-- start RAW DATA --

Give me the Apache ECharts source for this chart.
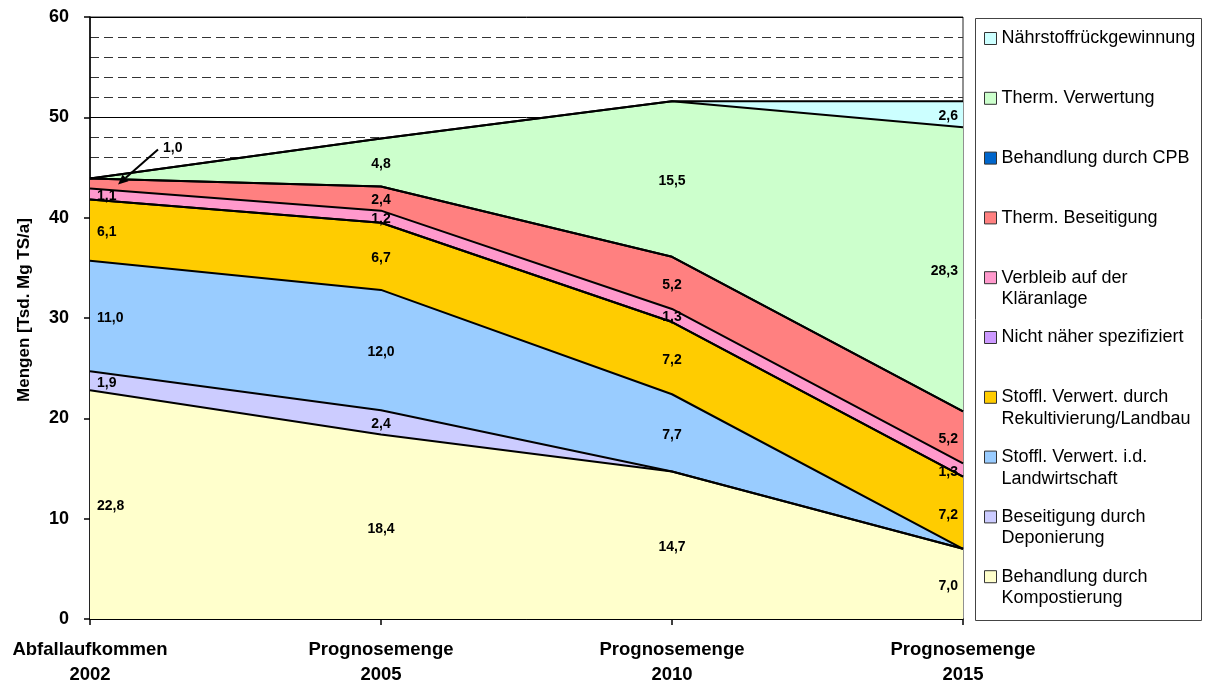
<!DOCTYPE html>
<html>
<head>
<meta charset="utf-8">
<script src="https://cdn.jsdelivr.net/npm/echarts@6/dist/echarts.min.js"></script>
<style>
  html, body { margin: 0; padding: 0; background: #fff; }
  #chart { width: 1206px; height: 682px; }
</style>
</head>
<body>
<div id="chart"></div>
<script>
// Categories along the x axis
const categories = ['Abfallaufkommen\n2002', 'Prognosemenge\n2005', 'Prognosemenge\n2010', 'Prognosemenge\n2015'];

// Quantities in Tsd. Mg TS/a, listed from the bottom of the stack upwards
const kompostierung     = [22.8, 18.4, 14.7, 7.0];
const deponierung       = [1.9, 2.4, 0, 0];
const landwirtschaft    = [11.0, 12.0, 7.7, 0];
const rekultivierung    = [6.1, 6.7, 7.2, 7.2];
const nichtSpezifiziert = [0, 0, 0, 0];
const klaeranlage       = [1.1, 1.2, 1.3, 1.3];
const thermBeseitigung  = [1.0, 2.4, 5.2, 5.2];
const cpb               = [0, 0, 0, 0];
const thermVerwertung   = [0, 4.8, 15.5, 28.3];
const naehrstoff        = [0, 0, 0, 2.6];

const seriesNames = [
  'Behandlung durch Kompostierung',
  'Beseitigung durch Deponierung',
  'Stoffl. Verwert. i.d. Landwirtschaft',
  'Stoffl. Verwert. durch Rekultivierung/Landbau',
  'Nicht näher spezifiziert',
  'Verbleib auf der Kläranlage',
  'Therm. Beseitigung',
  'Behandlung durch CPB',
  'Therm. Verwertung',
  'Nährstoffrückgewinnung'
];
const seriesValues = [
  kompostierung, deponierung, landwirtschaft, rekultivierung, nichtSpezifiziert,
  klaeranlage, thermBeseitigung, cpb, thermVerwertung, naehrstoff
];

// Legend wording with its line breaks
const legendLabels = {
  'Behandlung durch Kompostierung': 'Behandlung durch\nKompostierung',
  'Beseitigung durch Deponierung': 'Beseitigung durch\nDeponierung',
  'Stoffl. Verwert. i.d. Landwirtschaft': 'Stoffl. Verwert. i.d.\nLandwirtschaft',
  'Stoffl. Verwert. durch Rekultivierung/Landbau': 'Stoffl. Verwert. durch\nRekultivierung/Landbau',
  'Verbleib auf der Kläranlage': 'Verbleib auf der\nKläranlage'
};

// Value labels that sit outside their band with a pointer arrow
const arrowLabels = [{ series: 'Therm. Beseitigung', index: 0 }];

const fillColors = [
  '#FFFFCC', '#CCCCFF', '#99CCFF', '#FFCC00', '#CC99FF',
  '#FF99CC', '#FF8080', '#0066CC', '#CCFFCC', '#CCFFFF'
];

const FONT = '"Liberation Sans", Arial, Helvetica, sans-serif';

// Band midpoints for the value labels
const labelData = [];
const running = categories.map(() => 0);
seriesValues.forEach((vals, s) => {
  vals.forEach((v, i) => {
    const base = running[i];
    running[i] += v;
    if (v > 0) {
      const arrow = arrowLabels.some(a => a.series === seriesNames[s] && a.index === i) ? 1 : 0;
      labelData.push([i, base + v / 2, v, arrow]);
    }
  });
});

const areaSeries = seriesNames.map((name, s) => ({
  name,
  type: 'line',
  stack: 'total',
  data: seriesValues[s],
  showSymbol: false,
  symbol: 'none',
  silent: true,
  lineStyle: { color: '#000', width: 2 },
  itemStyle: { color: fillColors[s] },
  areaStyle: { color: fillColors[s], opacity: 1 },
  emphasis: { disabled: true },
  z: 2
}));

const labelSeries = {
  type: 'custom',
  name: 'labels',
  silent: true,
  z: 10,
  data: labelData,
  encode: { x: 0, y: 1 },
  renderItem(params, api) {
    const ci = api.value(0);
    const v = api.value(2);
    const arrow = api.value(3);
    const p = api.coord([ci, api.value(1)]);
    const text = v.toFixed(1).replace('.', ',');
    const font = 'bold 14px ' + FONT;
    if (arrow) {
      const tip = [p[0] + 28, p[1] + 1];
      const tail = [p[0] + 68, p[1] - 34];
      const dx = tip[0] - tail[0], dy = tip[1] - tail[1];
      const len = Math.sqrt(dx * dx + dy * dy);
      const ux = dx / len, uy = dy / len;
      const bx = tip[0] - ux * 10, by = tip[1] - uy * 10;
      const nx = -uy, ny = ux;
      return {
        type: 'group',
        children: [
          { type: 'line', shape: { x1: tail[0], y1: tail[1], x2: bx, y2: by },
            style: { stroke: '#000', lineWidth: 2 } },
          { type: 'polygon', shape: { points: [tip, [bx + nx * 4.5, by + ny * 4.5], [bx - nx * 4.5, by - ny * 4.5]] },
            style: { fill: '#000' } },
          { type: 'text', style: { text, x: tail[0] + 5, y: tail[1] - 1, align: 'left', verticalAlign: 'middle', font, fill: '#000' } }
        ]
      };
    }
    let x = p[0], align = 'center';
    if (ci === 0) { x += 7; align = 'left'; }
    else if (ci === categories.length - 1) { x -= 5; align = 'right'; }
    return {
      type: 'text',
      style: { text, x, y: p[1] + 2, align, verticalAlign: 'middle', font, fill: '#000' }
    };
  }
};

// One legend block per entry; a blank leading line keeps the first text line level with its swatch
const LEGEND_LH = 21.5;
const legendOrder = seriesNames.slice().reverse();
const legends = legendOrder.map((name, i) => {
  const text = legendLabels[name] || name;
  const twoLine = text.indexOf('\n') >= 0;
  const centre = 38.5 + i * 59.8;
  return {
    data: [{ name, itemStyle: { color: fillColors[seriesNames.indexOf(name)] } }],
    left: 984,
    top: twoLine ? centre - 1.5 * LEGEND_LH : centre - LEGEND_LH / 2,
    orient: 'vertical',
    padding: 0,
    icon: 'rect',
    itemWidth: 12,
    itemHeight: 12,
    selectedMode: false,
    itemStyle: { borderColor: '#333', borderWidth: 1 },
    formatter: () => (twoLine ? ' \n' + text : text),
    textStyle: { fontFamily: FONT, fontSize: 18, color: '#000', lineHeight: LEGEND_LH }
  };
});

const chart = echarts.init(document.getElementById('chart'), null, { renderer: 'canvas' });
chart.setOption({
  animation: false,
  backgroundColor: '#fff',
  textStyle: { fontFamily: FONT },
  grid: {
    left: 90, right: 243, top: 17, bottom: 63,
    outerBoundsMode: 'none',
    containLabel: false,
    show: true, borderColor: '#222', borderWidth: 1, backgroundColor: 'transparent'
  },
  legend: legends,
  graphic: [{
    type: 'rect',
    shape: { x: 975.5, y: 18.5, width: 226, height: 602 },
    style: { fill: 'none', stroke: '#444', lineWidth: 1 },
    silent: true
  }],
  xAxis: {
    type: 'category',
    data: categories,
    boundaryGap: false,
    axisLine: { lineStyle: { color: '#000', width: 1.5 } },
    axisTick: { show: true, length: 6, lineStyle: { color: '#000', width: 1.5 } },
    axisLabel: {
      interval: 0, color: '#000', fontWeight: 'bold', fontSize: 18.5,
      lineHeight: 25.5, margin: 18, fontFamily: FONT
    },
    splitLine: { show: false }
  },
  yAxis: {
    type: 'value',
    min: 0, max: 60, interval: 10,
    name: 'Mengen [Tsd. Mg TS/a]',
    nameLocation: 'middle',
    nameGap: 57,
    nameRotate: 90,
    nameTextStyle: {
      color: '#000', fontWeight: 'bold', fontSize: 17, fontFamily: FONT,
      padding: [0, 0, 0, 16]
    },
    axisLine: { show: true, lineStyle: { color: '#000', width: 1.5 } },
    axisTick: { show: true, length: 6, lineStyle: { color: '#000', width: 1.5 } },
    axisLabel: { color: '#000', fontWeight: 'bold', fontSize: 18, margin: 21, fontFamily: FONT },
    splitLine: { show: true, lineStyle: { color: '#000', width: 1 } },
    minorTick: { show: false, splitNumber: 5 },
    minorSplitLine: { show: true, lineStyle: { color: '#333', width: 1, type: [9, 5] } }
  },
  series: areaSeries.concat([labelSeries])
});
</script>
</body>
</html>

-- end RAW DATA --

YOUR GOAL: Repeat only what lies between the start of the data and the end of the line containing "[0, 0, 0, 2.6];", exactly, with pictures left out.

EXPECTED ANSWER:
Give me the Apache ECharts source for this chart.
<!DOCTYPE html>
<html>
<head>
<meta charset="utf-8">
<script src="https://cdn.jsdelivr.net/npm/echarts@6/dist/echarts.min.js"></script>
<style>
  html, body { margin: 0; padding: 0; background: #fff; }
  #chart { width: 1206px; height: 682px; }
</style>
</head>
<body>
<div id="chart"></div>
<script>
// Categories along the x axis
const categories = ['Abfallaufkommen\n2002', 'Prognosemenge\n2005', 'Prognosemenge\n2010', 'Prognosemenge\n2015'];

// Quantities in Tsd. Mg TS/a, listed from the bottom of the stack upwards
const kompostierung     = [22.8, 18.4, 14.7, 7.0];
const deponierung       = [1.9, 2.4, 0, 0];
const landwirtschaft    = [11.0, 12.0, 7.7, 0];
const rekultivierung    = [6.1, 6.7, 7.2, 7.2];
const nichtSpezifiziert = [0, 0, 0, 0];
const klaeranlage       = [1.1, 1.2, 1.3, 1.3];
const thermBeseitigung  = [1.0, 2.4, 5.2, 5.2];
const cpb               = [0, 0, 0, 0];
const thermVerwertung   = [0, 4.8, 15.5, 28.3];
const naehrstoff        = [0, 0, 0, 2.6];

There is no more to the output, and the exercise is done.